En ce qui concerne l'accessibilité aux grandes écoles, il faut que chacun puisse y entrer en fonction de ses bons résultats au baccalauréat et non simplement en fonction d'un concours qui contribue à reproduire les élites à l'identique.

Il faut donner davantage de pouvoir à la HALDE, dont le travail en la matière mérite d'être salué. Enfin, il convient d'avancer dans la connaissance des discriminations, parce que le fait d'être frileux en la matière signifie que nous nous voilons la face et que nous pensons que les choses vont mieux que ce n'est le cas en réalité.

Je souhaite qu'aujourd'hui, tous partis confondus, nous décidions d'agir pour prendre à bras-le-corps ce problème. Dans ma permanence, dans le 20e arrondissement de Paris, je reçois trop souvent des gens brisés par l'humiliation qu'ils ont subie en étant refusés dans un emploi. J'ai ainsi reçu récemment – et j'ai tenu à ce que cela figure dans le rapport – une personne employée par Aéroports de Paris et qui m'a raconté comment, au jour le jour, par des humiliations discrètes, des refus de lui donner des postes correspondant à son niveau, on l'avait acculé à se plaindre de discrimination. Des collègues ayant témoigné en sa faveur ont tous été licenciés. Le licenciement a été annulé car il était dépourvu de motif réel et sérieux, mais on a refusé de croire qu'il puisse y avoir discrimination.

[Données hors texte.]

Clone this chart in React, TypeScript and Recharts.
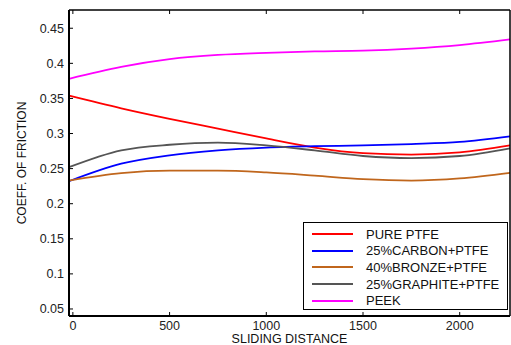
import { LineChart, Line, XAxis, YAxis, Legend } from "recharts";

const distance = [-20, 250, 500, 750, 1000, 1250, 1500, 1750, 2000, 2260];
const purePtfe = [0.354, 0.336, 0.321, 0.307, 0.293, 0.28, 0.272, 0.27, 0.273, 0.283];
const carbonPtfe = [0.232, 0.257, 0.269, 0.276, 0.28, 0.282, 0.283, 0.285, 0.288, 0.296];
const bronzePtfe = [0.233, 0.2435, 0.247, 0.247, 0.2445, 0.24, 0.235, 0.233, 0.236, 0.244];
const graphitePtfe = [0.252, 0.276, 0.284, 0.287, 0.283, 0.276, 0.268, 0.265, 0.268, 0.279];
const peek = [0.378, 0.395, 0.406, 0.412, 0.415, 0.417, 0.418, 0.421, 0.426, 0.434];

const xTicks = [0, 500, 1000, 1500, 2000];
const yTicks = [0.05, 0.1, 0.15, 0.2, 0.25, 0.3, 0.35, 0.4, 0.45];

const series = [
  { key: "pure", name: "PURE PTFE", color: "#ff0000" },
  { key: "carbon", name: "25%CARBON+PTFE", color: "#0000ff" },
  { key: "bronze", name: "40%BRONZE+PTFE", color: "#c0661c" },
  { key: "graphite", name: "25%GRAPHITE+PTFE", color: "#555555" },
  { key: "peek", name: "PEEK", color: "#ff00ff" },
];

const data = distance.map((d, i) => ({
  distance: d,
  pure: purePtfe[i],
  carbon: carbonPtfe[i],
  bronze: bronzePtfe[i],
  graphite: graphitePtfe[i],
  peek: peek[i],
}));

const FONT = "'Liberation Sans', Arial, sans-serif";
const tickStyle = { fill: "#222", fontSize: 12.5, fontFamily: FONT };

function LegendBox() {
  return (
    <div
      style={{
        border: "1.5px solid #000",
        background: "#fff",
        padding: "3px 0 3px 8px",
        fontFamily: FONT,
        fontSize: 13,
        color: "#111",
        boxSizing: "border-box",
        width: 205,
        height: 88,
      }}
    >
      {series.map((s) => (
        <div key={s.key} style={{ display: "flex", alignItems: "center", height: 16.6 }}>
          <svg width={41} height={4} style={{ marginRight: 13 }}>
            <line x1={0} y1={2} x2={41} y2={2} stroke={s.color} strokeWidth={2} />
          </svg>
          <span>{s.name}</span>
        </div>
      ))}
    </div>
  );
}

export default function App() {
  return (
    <div style={{ position: "absolute", left: 0, top: 0, background: "#fff" }}>
      <LineChart width={511} height={345} data={data} margin={{ top: 0, right: 0, bottom: 0, left: 0 }}>
        <XAxis
          xAxisId="bottom"
          dataKey="distance"
          type="number"
          domain={[-20, 2260]}
          ticks={xTicks}
          height={29}
          tickSize={-4}
          tickMargin={9}
          tick={tickStyle}
          stroke="#000"
          axisLine={{ stroke: "#000", strokeWidth: 2 }}
          tickLine={{ stroke: "#000" }}
          label={(props: any) => {
            const vb = props.viewBox || {};
            return (
              <text
                x={vb.x + vb.width / 2}
                y={343}
                textAnchor="middle"
                fontSize={12.5}
                fontFamily={FONT}
                fill="#111"
              >
                SLIDING DISTANCE
              </text>
            );
          }}
        />
        <XAxis
          xAxisId="top"
          orientation="top"
          dataKey="distance"
          type="number"
          domain={[-20, 2260]}
          ticks={xTicks}
          height={10}
          tickSize={-4}
          tickFormatter={() => ""}
          axisLine={{ stroke: "#000", strokeWidth: 1.5 }}
          tickLine={{ stroke: "#000" }}
        />
        <YAxis
          yAxisId="left"
          type="number"
          domain={[0.04, 0.476]}
          ticks={yTicks}
          width={69}
          tickSize={-4}
          tickMargin={9}
          tick={tickStyle}
          axisLine={{ stroke: "#000", strokeWidth: 2 }}
          tickLine={{ stroke: "#000" }}
          label={(props: any) => {
            const vb = props.viewBox || {};
            const cx = (vb.x || 0) + 22;
            const cy = vb.y + vb.height / 2;
            return (
              <text
                x={cx}
                y={cy}
                textAnchor="middle"
                dominantBaseline="central"
                transform={`rotate(-90, ${cx}, ${cy})`}
                fontSize={12}
                fontFamily={FONT}
                fill="#111"
              >
                COEFF. OF FRICTION
              </text>
            );
          }}
        />
        <YAxis
          yAxisId="right"
          orientation="right"
          type="number"
          domain={[0.04, 0.476]}
          ticks={yTicks}
          width={1}
          tickSize={-4}
          tickFormatter={() => ""}
          axisLine={{ stroke: "#000", strokeWidth: 1.5 }}
          tickLine={{ stroke: "#000" }}
        />
        <Legend
          layout="vertical"
          align="center"
          verticalAlign="middle"
          content={() => <LegendBox />}
          wrapperStyle={{ left: 303, top: 222, width: 205, height: 88 }}
        />
        {series.map((s) => (
          <Line
            key={s.key}
            xAxisId="bottom"
            yAxisId="left"
            type="monotone"
            dataKey={s.key}
            name={s.name}
            stroke={s.color}
            strokeWidth={1.8}
            dot={false}
            isAnimationActive={false}
          />
        ))}
      </LineChart>
    </div>
  );
}
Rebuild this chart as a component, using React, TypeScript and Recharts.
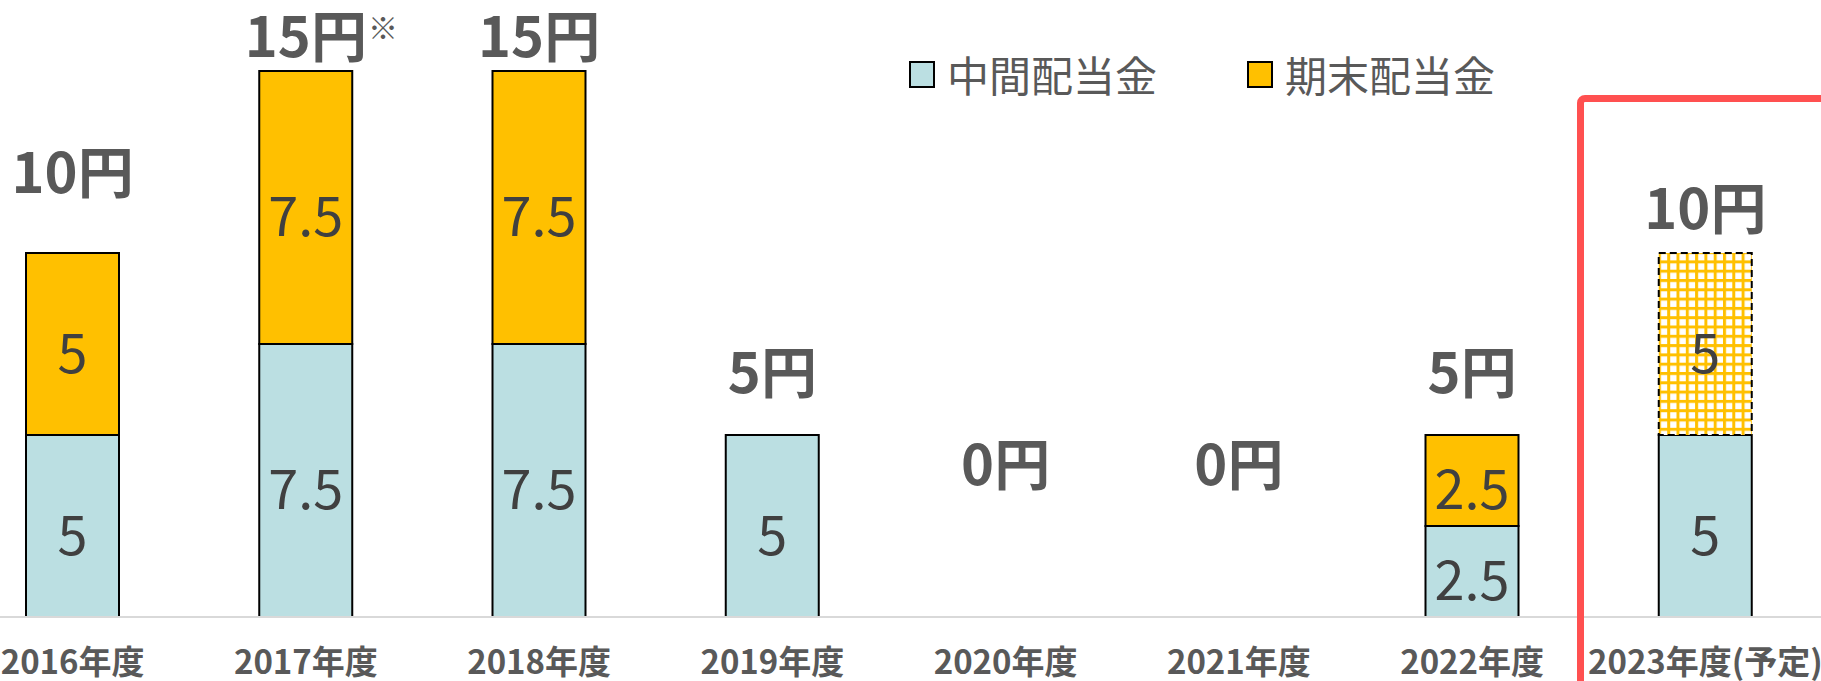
import { ComposedChart, Bar, Line, XAxis, YAxis, Legend, LabelList } from "recharts";

// 配当金の推移 (円)
const years = [
  "2016年度",
  "2017年度",
  "2018年度",
  "2019年度",
  "2020年度",
  "2021年度",
  "2022年度",
  "2023年度(予定)",
];
const interim = [5, 7.5, 7.5, 5, 0, 0, 2.5, 5];
const yearEnd = [5, 7.5, 7.5, 0, 0, 0, 2.5, 0];
const planned = [0, 0, 0, 0, 0, 0, 0, 5];
const totalNotes = ["", "※", "", "", "", "", "", ""];
const legendKeys = ["interim", "yearEnd"];

// how far (px) each total label sits above its stack
const totalLift = [60, 14, 14, 42, 132, 132, 42, 24];

const data = years.map((year, i) => ({
  year,
  interim: interim[i],
  yearEnd: yearEnd[i],
  planned: planned[i],
  total: interim[i] + yearEnd[i] + planned[i],
}));

const FONT = '"Noto Sans CJK JP", "Noto Sans", sans-serif';
const BLUE = "#BBDFE2";
const ORANGE = "#FFC000";

const SegmentLabel = (props: any) => {
  const { x, y, width, height, value } = props;
  if (!value) return null;
  return (
    <text
      x={Number(x) + Number(width) / 2}
      y={Number(y) + Number(height) / 2 + 5}
      textAnchor="middle"
      dominantBaseline="central"
      fill="#404040"
      fontSize={54}
      fontFamily={FONT}
    >
      {value}
    </text>
  );
};

const TotalLabel = (props: any) => {
  const { x, y, value, index } = props;
  const ty = Number(y) - totalLift[index];
  return (
    <g>
      <text
        x={x}
        y={ty}
        textAnchor="middle"
        fill="#595959"
        fontSize={56}
        fontWeight={700}
        fontFamily={FONT}
      >
        {value}円
      </text>
      {totalNotes[index] && (
        <text
          x={Number(x) + 62}
          y={ty - 18}
          fill="#595959"
          fontSize={30}
          fontFamily={FONT}
        >
          {totalNotes[index]}
        </text>
      )}
    </g>
  );
};

const YearTick = ({ x, y, payload }: any) => (
  <text
    x={x}
    y={Number(y) + 57}
    textAnchor="middle"
    fill="#595959"
    fontSize={33}
    fontWeight={700}
    fontFamily={FONT}
  >
    {payload.value}
  </text>
);

const renderLegend = (props: any) => {
  const items = (props.payload || []).filter((p: any) =>
    legendKeys.includes(p.dataKey)
  );
  return (
    <div
      style={{
        display: "flex",
        alignItems: "center",
        height: 42,
        whiteSpace: "nowrap",
      }}
    >
      {items.map((item: any, i: number) => (
        <div
          key={i}
          style={{
            display: "flex",
            alignItems: "center",
            marginRight: 90,
            flexShrink: 0,
          }}
        >
          <span
            style={{
              width: 22,
              height: 23,
              flexShrink: 0,
              background: item.color,
              border: "2px solid #000",
              marginRight: 12,
            }}
          />
          <span
            style={{
              fontSize: 42,
              lineHeight: "42px",
              color: "#595959",
              fontFamily: FONT,
            }}
          >
            {item.value}
          </span>
        </div>
      ))}
    </div>
  );
};

export default function App() {
  return (
    <div
      style={{
        position: "absolute",
        left: 0,
        top: 0,
        width: 1821,
        height: 681,
        overflow: "hidden",
        background: "#fff",
      }}
    >
      <div style={{ position: "absolute", left: -44, top: 0 }}>
        <ComposedChart
          width={1866}
          height={681}
          data={data}
          margin={{ top: 71, right: 0, bottom: 0, left: 0 }}
        >
          <defs>
            <pattern
              id="planGrid"
              width={9.3}
              height={9.3}
              patternUnits="userSpaceOnUse"
            >
              <rect width={9.3} height={9.3} fill={ORANGE} />
              <rect x={3} y={3} width={6.3} height={6.3} fill="#fff" />
            </pattern>
          </defs>
          <XAxis
            dataKey="year"
            height={64}
            interval={0}
            tickSize={0}
            tickMargin={0}
            tickLine={false}
            axisLine={{ stroke: "#D9D9D9", strokeWidth: 2 }}
            tick={<YearTick />}
          />
          <YAxis hide domain={[0, 15]} />
          <Legend
            verticalAlign="middle"
            align="center"
            content={renderLegend}
            wrapperStyle={{ top: 53, left: 953, width: 700 }}
          />
          <Bar
            dataKey="interim"
            name="中間配当金"
            stackId="d"
            fill={BLUE}
            stroke="#000"
            strokeWidth={2}
            barSize={93}
            isAnimationActive={false}
          >
            <LabelList dataKey="interim" content={<SegmentLabel />} />
          </Bar>
          <Bar
            dataKey="yearEnd"
            name="期末配当金"
            stackId="d"
            fill={ORANGE}
            stroke="#000"
            strokeWidth={2}
            barSize={93}
            isAnimationActive={false}
          >
            <LabelList dataKey="yearEnd" content={<SegmentLabel />} />
          </Bar>
          <Bar
            dataKey="planned"
            name="期末配当金(予定)"
            stackId="d"
            fill="url(#planGrid)"
            stroke="#000"
            strokeWidth={2}
            strokeDasharray="7 4"
            barSize={93}
            legendType="none"
            isAnimationActive={false}
          >
            <LabelList dataKey="planned" content={<SegmentLabel />} />
          </Bar>
          <Line
            dataKey="total"
            stroke="none"
            dot={false}
            activeDot={false}
            legendType="none"
            isAnimationActive={false}
          >
            <LabelList dataKey="total" content={<TotalLabel />} />
          </Line>
        </ComposedChart>
      </div>
      <div
        style={{
          position: "absolute",
          left: 1577,
          top: 95,
          width: 400,
          height: 800,
          border: "7px solid #FF5050",
          borderRadius: 8,
          pointerEvents: "none",
        }}
      />
    </div>
  );
}
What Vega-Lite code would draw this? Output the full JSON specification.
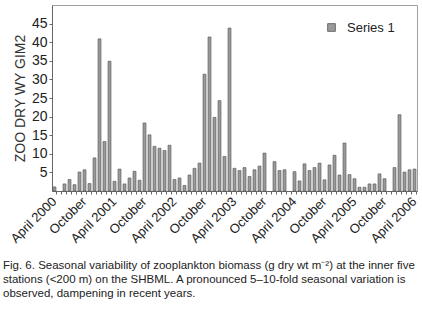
{
  "$schema": "https://vega.github.io/schema/vega-lite/v6.json",
  "autosize": {"type": "none"},
  "padding": {"left": 52, "top": 5, "right": 5, "bottom": 120},
  "width": 365,
  "height": 186,
  "background": "white",
  "config": {
    "font": "Liberation Sans",
    "view": {"stroke": "#a0a0a0", "strokeWidth": 1},
    "axis": {"domainColor": "#666666", "tickColor": "#666666", "labelColor": "#222222", "titleColor": "#333333", "grid": false}
  },
  "title": {
    "text": [
      "Fig. 6. Seasonal variability of zooplankton biomass (g dry wt m⁻²) at the inner five",
      "stations (<200 m) on the SHBML. A pronounced 5–10-fold seasonal variation is",
      "observed, dampening in recent years."
    ],
    "orient": "bottom",
    "anchor": "start",
    "frame": "group",
    "dx": -49,
    "offset": 15,
    "fontSize": 11.5,
    "fontWeight": "normal",
    "lineHeight": 14,
    "color": "#222222",
    "font": "Liberation Sans"
  },
  "data": {
    "values": [
      {"month": "2000-04", "biomass": 1.1, "series": "Series 1"},
      {"month": "2000-06", "biomass": 1.9, "series": "Series 1"},
      {"month": "2000-07", "biomass": 3.1, "series": "Series 1"},
      {"month": "2000-08", "biomass": 1.7, "series": "Series 1"},
      {"month": "2000-09", "biomass": 5.1, "series": "Series 1"},
      {"month": "2000-10", "biomass": 5.7, "series": "Series 1"},
      {"month": "2000-11", "biomass": 2.0, "series": "Series 1"},
      {"month": "2000-12", "biomass": 8.9, "series": "Series 1"},
      {"month": "2001-01", "biomass": 40.9, "series": "Series 1"},
      {"month": "2001-02", "biomass": 13.3, "series": "Series 1"},
      {"month": "2001-03", "biomass": 34.9, "series": "Series 1"},
      {"month": "2001-04", "biomass": 2.6, "series": "Series 1"},
      {"month": "2001-05", "biomass": 5.9, "series": "Series 1"},
      {"month": "2001-06", "biomass": 1.9, "series": "Series 1"},
      {"month": "2001-07", "biomass": 3.5, "series": "Series 1"},
      {"month": "2001-08", "biomass": 5.3, "series": "Series 1"},
      {"month": "2001-09", "biomass": 2.9, "series": "Series 1"},
      {"month": "2001-10", "biomass": 18.3, "series": "Series 1"},
      {"month": "2001-11", "biomass": 15.1, "series": "Series 1"},
      {"month": "2001-12", "biomass": 12.0, "series": "Series 1"},
      {"month": "2002-01", "biomass": 11.5, "series": "Series 1"},
      {"month": "2002-02", "biomass": 10.9, "series": "Series 1"},
      {"month": "2002-03", "biomass": 12.3, "series": "Series 1"},
      {"month": "2002-04", "biomass": 3.1, "series": "Series 1"},
      {"month": "2002-05", "biomass": 3.5, "series": "Series 1"},
      {"month": "2002-06", "biomass": 1.5, "series": "Series 1"},
      {"month": "2002-07", "biomass": 4.3, "series": "Series 1"},
      {"month": "2002-08", "biomass": 6.1, "series": "Series 1"},
      {"month": "2002-09", "biomass": 7.5, "series": "Series 1"},
      {"month": "2002-10", "biomass": 31.4, "series": "Series 1"},
      {"month": "2002-11", "biomass": 41.4, "series": "Series 1"},
      {"month": "2002-12", "biomass": 19.8, "series": "Series 1"},
      {"month": "2003-01", "biomass": 24.3, "series": "Series 1"},
      {"month": "2003-02", "biomass": 9.3, "series": "Series 1"},
      {"month": "2003-03", "biomass": 43.8, "series": "Series 1"},
      {"month": "2003-04", "biomass": 6.1, "series": "Series 1"},
      {"month": "2003-05", "biomass": 5.5, "series": "Series 1"},
      {"month": "2003-06", "biomass": 6.3, "series": "Series 1"},
      {"month": "2003-07", "biomass": 3.9, "series": "Series 1"},
      {"month": "2003-08", "biomass": 5.7, "series": "Series 1"},
      {"month": "2003-09", "biomass": 6.7, "series": "Series 1"},
      {"month": "2003-10", "biomass": 10.2, "series": "Series 1"},
      {"month": "2003-12", "biomass": 7.9, "series": "Series 1"},
      {"month": "2004-01", "biomass": 5.5, "series": "Series 1"},
      {"month": "2004-02", "biomass": 5.7, "series": "Series 1"},
      {"month": "2004-04", "biomass": 5.2, "series": "Series 1"},
      {"month": "2004-05", "biomass": 2.7, "series": "Series 1"},
      {"month": "2004-06", "biomass": 7.3, "series": "Series 1"},
      {"month": "2004-07", "biomass": 5.5, "series": "Series 1"},
      {"month": "2004-08", "biomass": 6.3, "series": "Series 1"},
      {"month": "2004-09", "biomass": 7.5, "series": "Series 1"},
      {"month": "2004-10", "biomass": 3.0, "series": "Series 1"},
      {"month": "2004-11", "biomass": 7.0, "series": "Series 1"},
      {"month": "2004-12", "biomass": 9.6, "series": "Series 1"},
      {"month": "2005-01", "biomass": 4.3, "series": "Series 1"},
      {"month": "2005-02", "biomass": 12.9, "series": "Series 1"},
      {"month": "2005-03", "biomass": 4.4, "series": "Series 1"},
      {"month": "2005-04", "biomass": 3.3, "series": "Series 1"},
      {"month": "2005-05", "biomass": 1.0, "series": "Series 1"},
      {"month": "2005-06", "biomass": 1.0, "series": "Series 1"},
      {"month": "2005-07", "biomass": 1.9, "series": "Series 1"},
      {"month": "2005-08", "biomass": 1.9, "series": "Series 1"},
      {"month": "2005-09", "biomass": 4.6, "series": "Series 1"},
      {"month": "2005-10", "biomass": 3.3, "series": "Series 1"},
      {"month": "2005-12", "biomass": 6.3, "series": "Series 1"},
      {"month": "2006-01", "biomass": 20.5, "series": "Series 1"},
      {"month": "2006-02", "biomass": 5.1, "series": "Series 1"},
      {"month": "2006-03", "biomass": 5.7, "series": "Series 1"},
      {"month": "2006-04", "biomass": 5.9, "series": "Series 1"}
    ]
  },
  "mark": {"type": "bar", "stroke": "#555555", "strokeWidth": 0.6},
  "encoding": {
    "x": {
      "field": "month",
      "type": "ordinal",
      "scale": {
        "domain": ["2000-04","2000-05","2000-06","2000-07","2000-08","2000-09","2000-10","2000-11","2000-12",
                   "2001-01","2001-02","2001-03","2001-04","2001-05","2001-06","2001-07","2001-08","2001-09","2001-10","2001-11","2001-12",
                   "2002-01","2002-02","2002-03","2002-04","2002-05","2002-06","2002-07","2002-08","2002-09","2002-10","2002-11","2002-12",
                   "2003-01","2003-02","2003-03","2003-04","2003-05","2003-06","2003-07","2003-08","2003-09","2003-10","2003-11","2003-12",
                   "2004-01","2004-02","2004-03","2004-04","2004-05","2004-06","2004-07","2004-08","2004-09","2004-10","2004-11","2004-12",
                   "2005-01","2005-02","2005-03","2005-04","2005-05","2005-06","2005-07","2005-08","2005-09","2005-10","2005-11","2005-12",
                   "2006-01","2006-02","2006-03","2006-04"],
        "paddingInner": 0.4,
        "paddingOuter": 0.2
      },
      "axis": {
        "title": null,
        "labelAngle": -45,
        "labelAlign": "right",
        "labelBaseline": "middle",
        "labelFontSize": 13,
        "labelOverlap": false,
        "labelPadding": 5,
        "tickSize": 3,
        "bandPosition": 1.1,
        "labelExpr": "slice(datum.value, 5) == '04' ? 'April ' + slice(datum.value, 0, 4) : (slice(datum.value, 5) == '10' ? 'October' : '')"
      }
    },
    "y": {
      "field": "biomass",
      "type": "quantitative",
      "scale": {"domain": [0, 50], "nice": false},
      "axis": {
        "title": "ZOO DRY WY GIM2",
        "titleFontSize": 14,
        "titleFontWeight": "normal",
        "titlePadding": 4,
        "labelFontSize": 14,
        "labelPadding": 2,
        "tickSize": 3,
        "values": [5, 10, 15, 20, 25, 30, 35, 40, 45]
      }
    },
    "color": {
      "field": "series",
      "type": "nominal",
      "scale": {"range": ["#9a9a9a"]},
      "legend": {
        "title": null,
        "orient": "none",
        "legendX": 273,
        "legendY": 16,
        "symbolType": "square",
        "symbolSize": 60,
        "symbolStrokeColor": "#555555",
        "symbolStrokeWidth": 0.8,
        "labelFontSize": 13,
        "labelColor": "#222222",
        "labelOffset": 9
      }
    }
  }
}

Nous devons lutter plus efficacement contre les discriminations et j'espère que, tous bancs confondus, nous adopterons cette proposition de loi qui, par des mesures simples et limitées, nous incite à faire en sorte que, comme le disait Aimé Césaire, il n'y ait plus dans notre pays des gens qui soient nègres avec le sentiment d'être commis de deuxième classe en attendant l'avancement.

Il n'y a pas de citoyens de deuxième zone. Il faut que, dorénavant, chaque citoyen de ce pays se sente traité à égalité avec les autres, se sente respecté. Vous pouvez y contribuer, même modestement, en votant cette proposition de loi. (Applaudissements sur les bancs du groupe SRC.)